● Given instruction:
Check every line of the entries that follow, and copy the ones containing "standalone".

● Supplied data:
- - - -
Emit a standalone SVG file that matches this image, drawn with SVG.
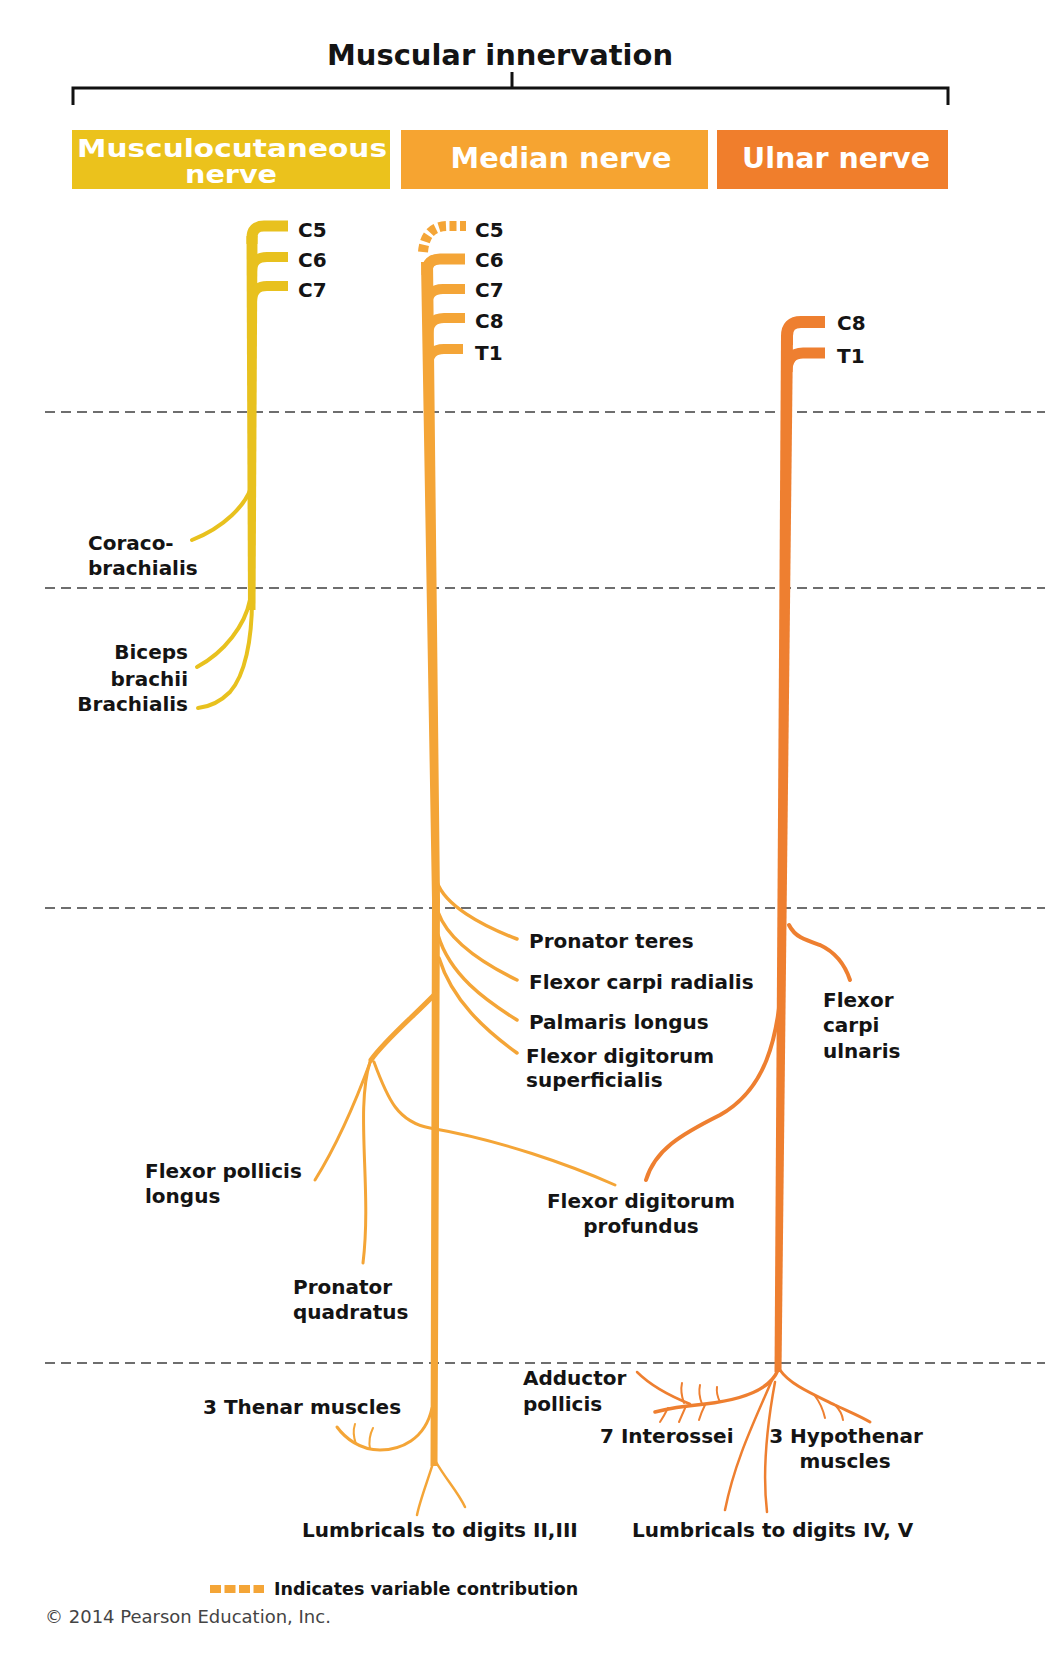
- - - -
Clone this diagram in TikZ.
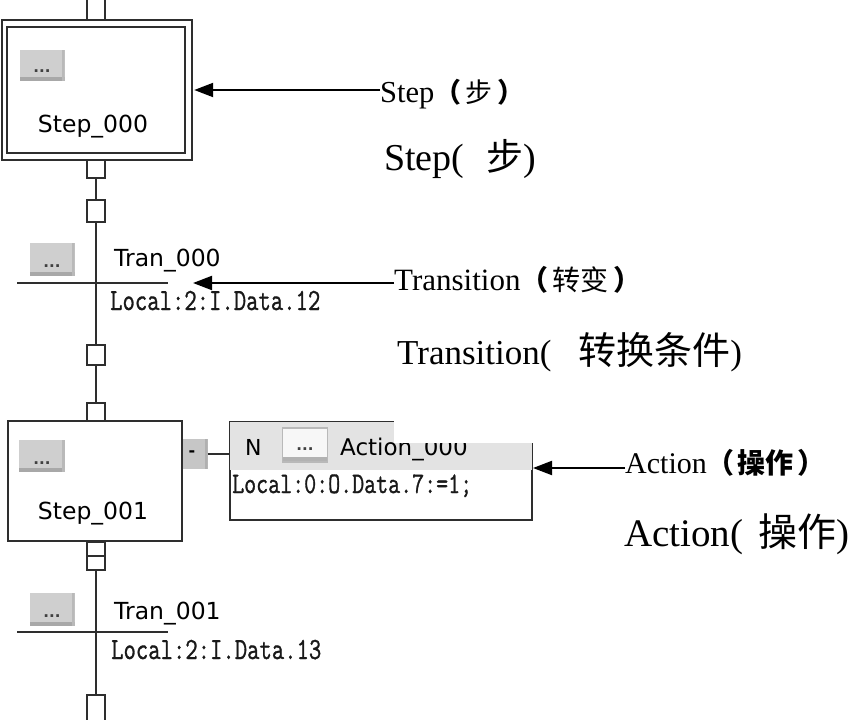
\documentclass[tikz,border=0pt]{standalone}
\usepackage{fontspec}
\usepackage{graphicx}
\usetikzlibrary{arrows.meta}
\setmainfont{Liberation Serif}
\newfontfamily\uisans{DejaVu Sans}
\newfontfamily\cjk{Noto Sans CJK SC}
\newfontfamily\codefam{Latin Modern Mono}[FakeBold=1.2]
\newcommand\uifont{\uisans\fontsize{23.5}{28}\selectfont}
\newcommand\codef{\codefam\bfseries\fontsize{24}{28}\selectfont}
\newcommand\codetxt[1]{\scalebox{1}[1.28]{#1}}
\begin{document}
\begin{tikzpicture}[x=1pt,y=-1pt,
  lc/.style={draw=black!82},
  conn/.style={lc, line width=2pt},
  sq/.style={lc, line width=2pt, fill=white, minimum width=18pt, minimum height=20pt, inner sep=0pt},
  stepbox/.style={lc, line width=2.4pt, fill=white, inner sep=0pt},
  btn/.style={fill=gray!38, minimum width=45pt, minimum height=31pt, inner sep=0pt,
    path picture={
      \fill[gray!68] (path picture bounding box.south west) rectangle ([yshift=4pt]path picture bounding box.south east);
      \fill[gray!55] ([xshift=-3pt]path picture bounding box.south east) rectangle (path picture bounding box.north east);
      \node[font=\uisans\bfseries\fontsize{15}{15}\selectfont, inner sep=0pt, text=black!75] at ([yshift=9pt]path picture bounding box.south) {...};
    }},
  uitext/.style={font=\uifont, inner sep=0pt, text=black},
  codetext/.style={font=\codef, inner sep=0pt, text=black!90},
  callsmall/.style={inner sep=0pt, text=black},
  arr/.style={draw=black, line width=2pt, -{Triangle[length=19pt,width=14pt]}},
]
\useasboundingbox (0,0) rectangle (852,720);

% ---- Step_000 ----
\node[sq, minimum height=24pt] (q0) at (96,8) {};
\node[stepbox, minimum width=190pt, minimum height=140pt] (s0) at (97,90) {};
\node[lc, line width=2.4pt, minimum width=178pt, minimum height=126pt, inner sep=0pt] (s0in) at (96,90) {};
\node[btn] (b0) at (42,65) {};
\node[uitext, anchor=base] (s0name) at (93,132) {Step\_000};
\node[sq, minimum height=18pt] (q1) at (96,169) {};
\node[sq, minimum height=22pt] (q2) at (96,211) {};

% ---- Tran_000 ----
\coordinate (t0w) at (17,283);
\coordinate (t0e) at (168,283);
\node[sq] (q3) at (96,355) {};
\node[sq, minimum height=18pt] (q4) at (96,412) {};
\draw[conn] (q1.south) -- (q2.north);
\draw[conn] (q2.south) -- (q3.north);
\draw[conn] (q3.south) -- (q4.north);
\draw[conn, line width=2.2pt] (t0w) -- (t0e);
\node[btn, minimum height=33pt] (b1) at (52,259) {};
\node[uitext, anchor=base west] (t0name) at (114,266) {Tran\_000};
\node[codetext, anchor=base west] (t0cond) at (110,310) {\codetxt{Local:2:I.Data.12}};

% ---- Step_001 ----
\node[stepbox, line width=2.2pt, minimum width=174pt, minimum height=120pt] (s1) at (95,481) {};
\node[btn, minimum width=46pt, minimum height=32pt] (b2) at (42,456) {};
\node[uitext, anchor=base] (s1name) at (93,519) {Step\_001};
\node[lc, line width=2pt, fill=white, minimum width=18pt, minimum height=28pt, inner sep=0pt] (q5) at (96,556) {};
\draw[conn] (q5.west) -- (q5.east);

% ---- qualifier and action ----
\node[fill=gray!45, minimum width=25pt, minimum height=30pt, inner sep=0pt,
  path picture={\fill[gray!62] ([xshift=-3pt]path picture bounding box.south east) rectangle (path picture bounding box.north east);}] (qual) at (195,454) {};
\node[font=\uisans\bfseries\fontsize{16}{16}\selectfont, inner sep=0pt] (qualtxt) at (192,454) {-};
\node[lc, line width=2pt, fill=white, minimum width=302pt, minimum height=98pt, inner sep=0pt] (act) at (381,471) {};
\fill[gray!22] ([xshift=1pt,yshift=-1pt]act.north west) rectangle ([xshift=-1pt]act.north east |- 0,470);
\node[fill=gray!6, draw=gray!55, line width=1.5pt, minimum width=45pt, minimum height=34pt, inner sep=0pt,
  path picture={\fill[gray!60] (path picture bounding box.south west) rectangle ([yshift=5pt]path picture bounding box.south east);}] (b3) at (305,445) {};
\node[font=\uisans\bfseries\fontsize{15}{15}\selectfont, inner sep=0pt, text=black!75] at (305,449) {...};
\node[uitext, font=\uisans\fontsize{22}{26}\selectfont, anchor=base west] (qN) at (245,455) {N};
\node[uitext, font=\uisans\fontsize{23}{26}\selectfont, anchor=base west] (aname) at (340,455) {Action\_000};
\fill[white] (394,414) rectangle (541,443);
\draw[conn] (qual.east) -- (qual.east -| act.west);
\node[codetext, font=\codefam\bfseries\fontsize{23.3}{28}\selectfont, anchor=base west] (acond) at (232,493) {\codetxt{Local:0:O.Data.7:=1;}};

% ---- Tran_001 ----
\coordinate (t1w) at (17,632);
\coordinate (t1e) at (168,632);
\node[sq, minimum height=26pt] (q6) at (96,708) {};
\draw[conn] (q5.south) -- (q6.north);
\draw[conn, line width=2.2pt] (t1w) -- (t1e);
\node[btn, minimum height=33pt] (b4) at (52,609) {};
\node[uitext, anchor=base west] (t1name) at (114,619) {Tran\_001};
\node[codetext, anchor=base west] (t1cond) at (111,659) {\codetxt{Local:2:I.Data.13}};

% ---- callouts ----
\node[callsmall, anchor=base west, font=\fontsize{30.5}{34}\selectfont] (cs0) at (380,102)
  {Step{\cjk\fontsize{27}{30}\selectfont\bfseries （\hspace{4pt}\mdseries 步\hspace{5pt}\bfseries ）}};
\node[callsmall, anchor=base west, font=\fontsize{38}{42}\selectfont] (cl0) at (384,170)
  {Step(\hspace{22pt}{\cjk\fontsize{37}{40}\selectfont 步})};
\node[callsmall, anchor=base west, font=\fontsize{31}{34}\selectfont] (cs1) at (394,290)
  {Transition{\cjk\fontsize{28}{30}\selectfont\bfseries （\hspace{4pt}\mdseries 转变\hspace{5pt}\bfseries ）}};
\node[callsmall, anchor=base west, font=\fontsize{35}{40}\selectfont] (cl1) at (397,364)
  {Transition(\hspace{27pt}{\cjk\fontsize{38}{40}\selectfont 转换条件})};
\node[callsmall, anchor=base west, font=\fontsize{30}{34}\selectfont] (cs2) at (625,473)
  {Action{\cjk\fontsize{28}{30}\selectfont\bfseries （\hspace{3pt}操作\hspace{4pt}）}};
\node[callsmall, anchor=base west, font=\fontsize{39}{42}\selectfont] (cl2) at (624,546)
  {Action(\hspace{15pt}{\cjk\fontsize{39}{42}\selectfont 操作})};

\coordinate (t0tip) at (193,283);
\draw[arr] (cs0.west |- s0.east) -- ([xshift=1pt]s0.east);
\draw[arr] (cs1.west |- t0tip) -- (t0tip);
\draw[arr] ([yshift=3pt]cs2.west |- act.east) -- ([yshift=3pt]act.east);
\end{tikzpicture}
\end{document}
- - - -
● Solution for this problem:
Emit a standalone SVG file that matches this image, drawn with SVG.
\documentclass[tikz,border=0pt]{standalone}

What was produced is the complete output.